283  「宣言や数字だけからは伝わらない福島の人びとの生きた声」

「ふくしまノート1」(井上きみどり、TAKE SHOBO、2013年)

放射能から家族を守ろうと会津に避難している方々のお話しをうかがったことがあります。また、強制避難区域に残した家や土地に帰れる日を待ちつづけ、線量の低下に希望を抱きつつも、はたして大丈夫かという不安や疑問をも併せ持つ方々からも。同じ福島県でも場所によって、人によって、立場によって、感じ方や考え方もさまざまです。

また、科学的な数値は重要だと考えつつも、数字が何を示しているのかわからない、どのくらいの数字だったらどうなのか判断が難しいと思っている人びとも少なくないでしょう。福島の人にも他都道府県の人にも。

この本には、数字はあまり出て来ず、マンガだから、とても読みやすいです。測定値よりも、人びとの経験談から、「ふくしま」のさまざまな側面をわかりやすく描き出しています。

原発事故から避難する旅や避難先での日々、また、(強制避難地域にはならなかった元来の居住地への)帰還後の生活や心模様が垣間見られます。

驚いたのは、福島の母子を全国各地に夏休みなどの間避難させる無料プロジェクトの中には怪しいものがあり、母親にその期間だけその地で風俗で働くように誘ったりするものもあるということです。
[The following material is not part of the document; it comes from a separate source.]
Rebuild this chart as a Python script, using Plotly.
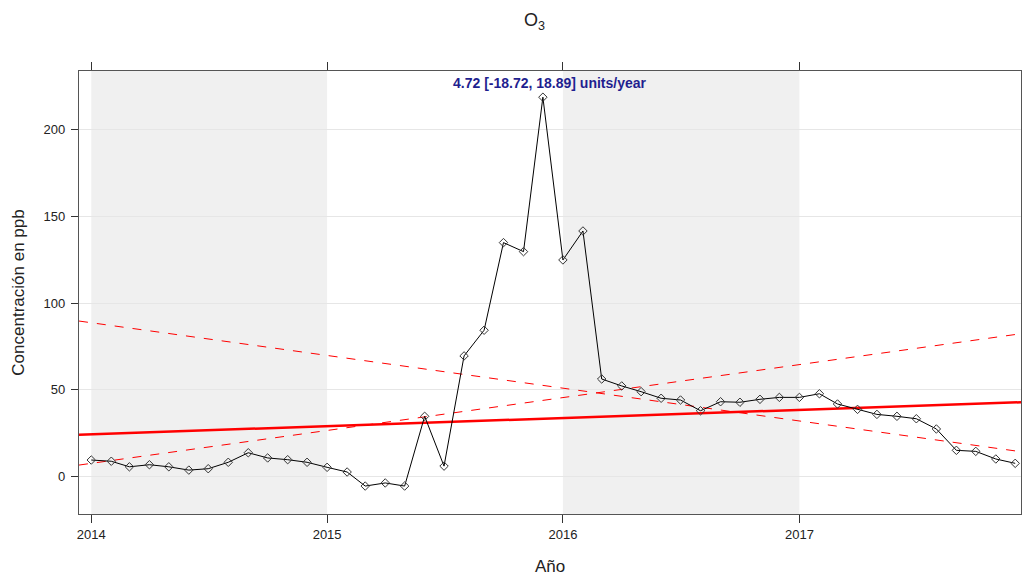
import pandas as pd
import plotly.graph_objects as go

# ---- data ----
months = pd.date_range("2014-01-01", "2017-12-01", freq="MS")
o3_values = [
    9.5, 8.8, 5.6, 6.8, 5.6, 3.7, 4.5, 8.2, 13.7, 10.7, 9.7, 8.2,          # 2014
    5.3, 2.6, -5.5, -3.7, -5.5, 34.7, 6.0, 69.5, 84.3, 134.8, 129.6, 218.6,  # 2015
    124.8, 141.5, 56.2, 52.2, 48.9, 45.1, 44.1, 37.9, 43.1, 42.8, 44.5, 45.6,  # 2016
    45.6, 47.7, 41.8, 38.7, 35.8, 34.7, 33.3, 27.4, 15.1, 14.5, 10.1, 7.6,   # 2017
]
trend_dates = ["2013-12-13", "2017-12-10"]
trend_mid = [24.1, 42.8]
trend_upper = [6.6, 82.3]
trend_lower = [89.6, 14.3]
shade_years = [("2014-01-01", "2015-01-01"), ("2016-01-01", "2017-01-01")]
y_ticks = [0, 50, 100, 150, 200]
x_range = ["2013-12-13", "2017-12-10"]
y_range = [-21.6, 233.7]
trend_label = "4.72 [-18.72, 18.89] units/year"

FONT = "Liberation Sans, Arial, sans-serif"

fig = go.Figure()

for x0, x1 in shade_years:
    fig.add_shape(type="rect", xref="x", yref="paper", x0=x0, x1=x1, y0=0, y1=1,
                  fillcolor="#F0F0F0", line_width=0, layer="below")

fig.add_trace(go.Scatter(x=trend_dates, y=trend_upper, mode="lines",
                         line=dict(color="#FF0000", width=1, dash="dash"),
                         hoverinfo="skip", showlegend=False))
fig.add_trace(go.Scatter(x=trend_dates, y=trend_lower, mode="lines",
                         line=dict(color="#FF0000", width=1, dash="dash"),
                         hoverinfo="skip", showlegend=False))
fig.add_trace(go.Scatter(x=trend_dates, y=trend_mid, mode="lines",
                         line=dict(color="#FF0000", width=2.5),
                         hoverinfo="skip", showlegend=False))
fig.add_trace(go.Scatter(x=months, y=o3_values, mode="lines+markers",
                         line=dict(color="black", width=1),
                         marker=dict(symbol="diamond-open", size=6.5, color="#333333",
                                     line=dict(width=1)),
                         showlegend=False))
# invisible trace to create top ticks
fig.add_trace(go.Scatter(x=months[:1], y=o3_values[:1], xaxis="x2", mode="markers",
                         marker=dict(opacity=0), hoverinfo="skip", showlegend=False))

fig.update_layout(
    width=1022, height=577,
    margin=dict(l=79, r=1, t=71, b=63),
    paper_bgcolor="white", plot_bgcolor="white",
    font=dict(family=FONT, color="#222222", size=13),
    title=dict(text="O<sub>3</sub>", x=0.523, xanchor="center", y=1 - 20 / 577,
               yanchor="middle", font=dict(family=FONT, size=18, color="#222222")),
    xaxis=dict(
        type="date", range=x_range, dtick="M12", tick0="2014-01-01", tickformat="%Y",
        showgrid=False, zeroline=False, automargin=False,
        showline=True, linecolor="#555555", linewidth=1.3, mirror=True,
        ticks="outside", ticklen=8, tickcolor="#333333",
        tickfont=dict(size=13, color="#222222"),
        title=dict(text="Año", font=dict(size=17, color="#222222"), standoff=19),
    ),
    xaxis2=dict(
        type="date", range=x_range, dtick="M12", tick0="2014-01-01", overlaying="x",
        side="top", showticklabels=False, showgrid=False, zeroline=False,
        automargin=False,
        ticks="outside", ticklen=8, tickcolor="#333333", showline=False,
    ),
    yaxis=dict(
        range=y_range, tickvals=y_ticks, showgrid=True, gridcolor="#E6E6E6",
        gridwidth=1, zeroline=False, automargin=False,
        showline=True, linecolor="#555555", linewidth=1.3, mirror=True,
        ticks="outside", ticklen=7, tickcolor="#333333", ticklabelstandoff=3,
        tickfont=dict(size=13, color="#222222"),
        title=dict(text="Concentración en ppb", font=dict(size=17, color="#222222"),
                   standoff=14),
    ),
)

fig.add_annotation(text="<b>" + trend_label + "</b>", xref="paper", yref="paper",
                   x=0.5, y=1 - 12 / 443, xanchor="center", yanchor="middle",
                   showarrow=False, font=dict(family=FONT, size=14, color="#1f1f8f"))

fig.write_html("out.html", config={"displayModeBar": False},
               post_script="document.body.style.margin='0px';document.body.style.padding='0px';")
さまざまな悪質な事業がいろいろなところに入り込んでいるのでしょうね。

事故原発に近く業務停止命令が出されたあとも患者さんを見捨てられず残った看護師さんの話には、とても心が痛みました。さぞ苦しかったことでしょう。

避難者はアンケートへの回答を求められることが多いようですが、避難者の健康や生活向上のためというより、ただ統計をとっているだけではないかという感じるというお母さんの話もありました。

「福島の問題はまだ終わってない」

「今の福島のことを知って下さい」

「ここで生活している私たちのことを忘れないで下さい・・・!」

総理大臣の「安全宣言」よりも大事なこと、数字で語られる安全・危険と同じくらいに大切なこと、つまり、福島の人びとの声がここにはあるのです。